Upper Confidence Bound (UCB)
Choose action that maximizes: \hat{\mu}_a + \sqrt{\frac{2\ln t}{n_a}}
Where: - \hat{\mu}_a = estimated mean reward for action a - n_a = number of times action a was chosen - t = total number of rounds
The square root term represents uncertainty - actions tried less often get exploration bonus.
Learning Approaches
Model-Based vs. Model-Free
Model-Based: Learn environment dynamics P(s'|s,a) and R(s,a), then plan - Like studying road maps before driving - Can be sample efficient but computationally expensive
Model-Free: Learn policy/values directly from experience - Like learning to drive just by practicing - Less sample efficient but often more practical
Temporal Difference Learning
Key insight: We don’t need to wait until episode ends to learn!
TD Error: \delta_t = r_{t+1} + \gamma V(s_{t+1}) - V(s_t)
Q-Learning Update: Q(s_t, a_t) \leftarrow Q(s_t, a_t) + \alpha[r_{t+1} + \gamma \max_a Q(s_{t+1}, a) - Q(s_t, a_t)]
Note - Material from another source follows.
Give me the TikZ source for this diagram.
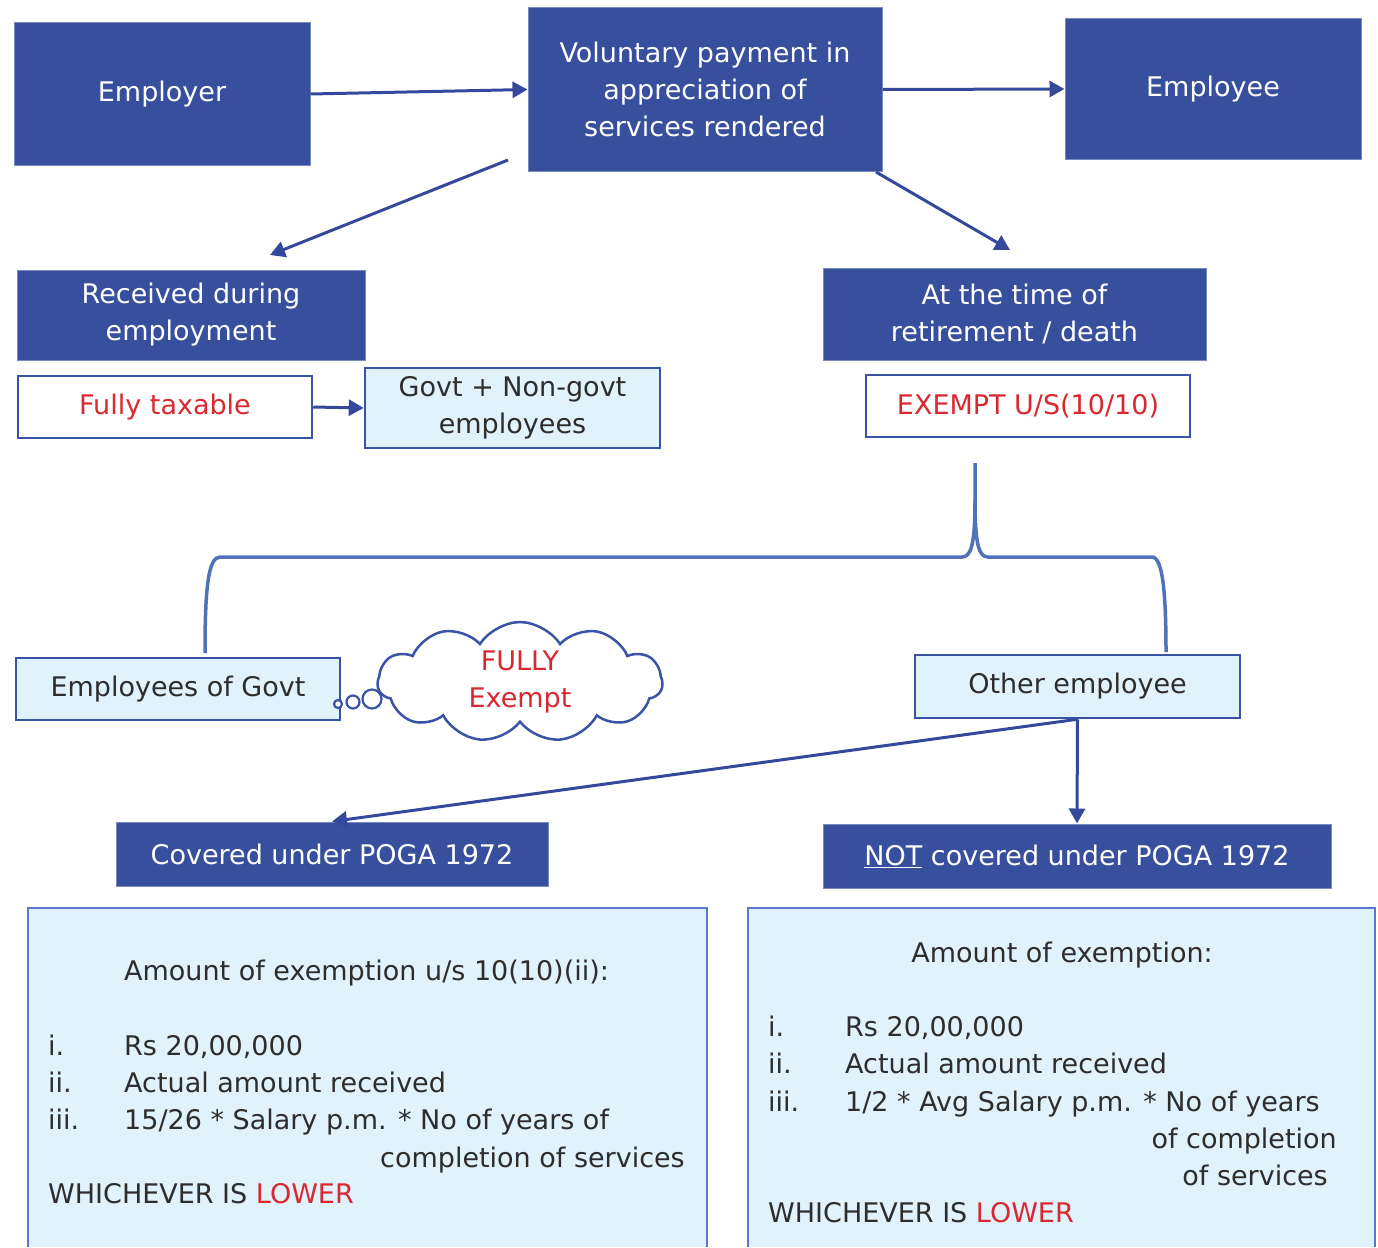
\documentclass[tikz,border=0pt]{standalone}
\usepackage{fontspec}
\setmainfont{DejaVu Sans}
\usetikzlibrary{arrows.meta,shapes.symbols}
\definecolor{dblue}{RGB}{56,79,158}
\definecolor{dline}{RGB}{120,138,190}
\definecolor{lfill}{RGB}{224,242,252}
\definecolor{lline}{RGB}{58,84,165}
\definecolor{arrc}{RGB}{52,73,155}
\definecolor{brc}{RGB}{79,114,184}
\definecolor{redt}{RGB}{218,40,48}
\definecolor{txt}{RGB}{45,45,45}
\definecolor{bigline}{RGB}{90,120,205}
\newcommand\fsz{\fontsize{27}{37}\selectfont}
\begin{document}
\begin{tikzpicture}[x=1pt,y=-1pt,
  dbox/.style={draw=dline, line width=1pt, fill=dblue, text=white, inner sep=0pt, align=center, font=\fsz},
  lbox/.style={draw=lline, line width=2.5pt, fill=lfill, text=txt, inner sep=0pt, align=center, font=\fsz},
  wbox/.style={draw=lline, line width=2.5pt, fill=white, text=redt, inner sep=0pt, align=center, font=\fsz},
  arr/.style={draw=arrc, line width=3pt, -{Triangle[length=15pt,width=16pt]}},
  brace/.style={draw=brc, line width=3.5pt},
  bubble/.style={circle, draw=lline, line width=2.2pt, fill=white, inner sep=0pt},
  btext/.style={text=txt, font=\fsz, inner sep=0pt}
]
\useasboundingbox (0,0) rectangle (1378,1247);

% top row
\node[dbox, minimum width=296pt, minimum height=142pt] (employer) at (162,94) {Employer};
\node[dbox, minimum width=354pt, minimum height=163pt] (volunt) at (705,89.5) {Voluntary payment in\\appreciation of\\services rendered};
\node[dbox, minimum width=296pt, minimum height=140pt] (employee) at (1213,89) {Employee};

\draw[arr] (employer.east) -- (volunt.west);
\draw[arr] (volunt.east) -- (employee.west);

% second row
\node[dbox, minimum width=348pt, minimum height=90pt] (received) at (191,315) {Received during\\employment};
\node[dbox, minimum width=383pt, minimum height=92pt] (attime) at (1014.5,314) {At the time of\\retirement / death};

\coordinate (s1) at (508,160);
\coordinate (t1) at (270,255);
\coordinate (s2) at (876,172);
\coordinate (t2) at (1010,250);
\draw[arr] (s1) -- (t1);
\draw[arr] (s2) -- (t2);

\node[wbox, minimum width=294pt, minimum height=62pt] (fully) at (165,407) {Fully taxable};
\node[lbox, minimum width=295pt, minimum height=80pt] (govtnon) at (512.5,408) {Govt + Non-govt\\employees};
\draw[arr] (fully.east) -- (govtnon.west);
\node[wbox, minimum width=324pt, minimum height=62pt] (exempt) at (1028,406) {EXEMPT U/S(10/10)};

% brace
\coordinate (btop) at (975,463);
\coordinate (bleft) at (205,653);
\coordinate (bright) at (1166,652);
\draw[brace] (btop) -- (975,500) .. controls (975,545) and (971,557) .. (962,557)
  -- (220,557) .. controls (208,557) and (205,590) .. (bleft);
\draw[brace] (975,500) .. controls (975,545) and (979,557) .. (988,557)
  -- (1152,557) .. controls (1163,557) and (1166,595) .. (bright);

% third row
\node[lbox, minimum width=324pt, minimum height=62pt] (empgovt) at (178,689) {Employees of Govt};
\node[lbox, minimum width=325pt, minimum height=63pt] (other) at (1077.5,686.5) {Other employee};

\node[cloud, cloud puffs=11, cloud puff arc=115, aspect=2.6, draw=lline, line width=2.5pt, fill=white,
  minimum width=285pt, minimum height=109pt, inner sep=0pt, text=redt, align=center, font=\fsz] (cloud) at (520,682) {FULLY\\Exempt};
\node[bubble, minimum size=8pt] (b1) at (338,704) {};
\node[bubble, minimum size=13pt] (b2) at (353,702) {};
\node[bubble, minimum size=19pt] (b3) at (372,699) {};

% fourth row
\node[dbox, minimum width=432pt, minimum height=64pt] (covered) at (332,854) {Covered under POGA 1972};
\node[dbox, minimum width=508pt, minimum height=64pt] (notcov) at (1077,856) {\underline{NOT} covered under POGA 1972};
\draw[arr] (other.south) -- (covered.north);
\draw[arr] (other.south) -- (notcov.north);

% big boxes
\fill[lfill] (28,908) rectangle (707,1247);
\draw[bigline, line width=1.2pt] (28,1247) -- (28,908) -- (707,908) -- (707,1247);
\fill[lfill] (748,908) rectangle (1375,1247);
\draw[bigline, line width=1.2pt] (748,1247) -- (748,908) -- (1375,908) -- (1375,1247);

% left box text
\node[btext, anchor=base west] (la) at (124,980) {Amount of exemption u/s 10(10)(ii):};
\node[btext, anchor=base west] (l1n) at (48,1055) {i.};
\node[btext, anchor=base west] (l1) at (124,1055) {Rs 20,00,000};
\node[btext, anchor=base west] (l2n) at (48,1092) {ii.};
\node[btext, anchor=base west] (l2) at (124,1092) {Actual amount received};
\node[btext, anchor=base west] (l3n) at (48,1129) {iii.};
\node[btext, anchor=base west] (l3) at (124,1129) {15/26 * Salary p.m. * No of years of};
\node[btext, anchor=base east] (l4) at (685,1167) {completion of services};
\node[btext, anchor=base west] (l5) at (48,1203) {WHICHEVER IS \textcolor{redt}{LOWER}};

% right box text
\node[btext, anchor=base] (ra) at (1062,962) {Amount of exemption:};
\node[btext, anchor=base west] (r1n) at (768,1036) {i.};
\node[btext, anchor=base west] (r1) at (845,1036) {Rs 20,00,000};
\node[btext, anchor=base west] (r2n) at (768,1073) {ii.};
\node[btext, anchor=base west] (r2) at (845,1073) {Actual amount received};
\node[btext, anchor=base west] (r3n) at (768,1111) {iii.};
\node[btext, anchor=base west] (r3) at (845,1111) {1/2 * Avg Salary p.m. * No of years};
\node[btext, anchor=base east] (r4) at (1337,1148) {of completion};
\node[btext, anchor=base east] (r5) at (1328,1185) {of services};
\node[btext, anchor=base west] (r6) at (768,1222) {WHICHEVER IS \textcolor{redt}{LOWER}};
\end{tikzpicture}
\end{document}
This lets us learn from every single step, not just complete episodes.
Common Pitfalls and Misconceptions
- State vs. Observation confusion: The agent rarely sees the full state
- Assuming deterministic environments: Most real environments have randomness
- Ignoring exploration: Greedy policies often get stuck in local optima
- Reward hacking: Agents optimize exactly what you specify, not what you intend
Real-World Applications
- Autonomous driving: States = traffic situations, Actions = steering/speed control
- Game playing: AlphaGo, StarCraft II agents
- Recommendation systems: States = user preferences, Actions = what to recommend
- Resource allocation: Cloud computing, power grid management
- Robotics: Learning motor skills, manipulation
Key Takeaways
- RL solves sequential decision problems through trial-and-error
- The Markov property makes problems tractable
- Balancing exploration and exploitation is crucial
- Value functions capture long-term consequences of actions
- We can learn incrementally without complete episodes
The power of RL lies in learning optimal behavior without being explicitly told what to do - just by experiencing consequences and optimizing for long-term success.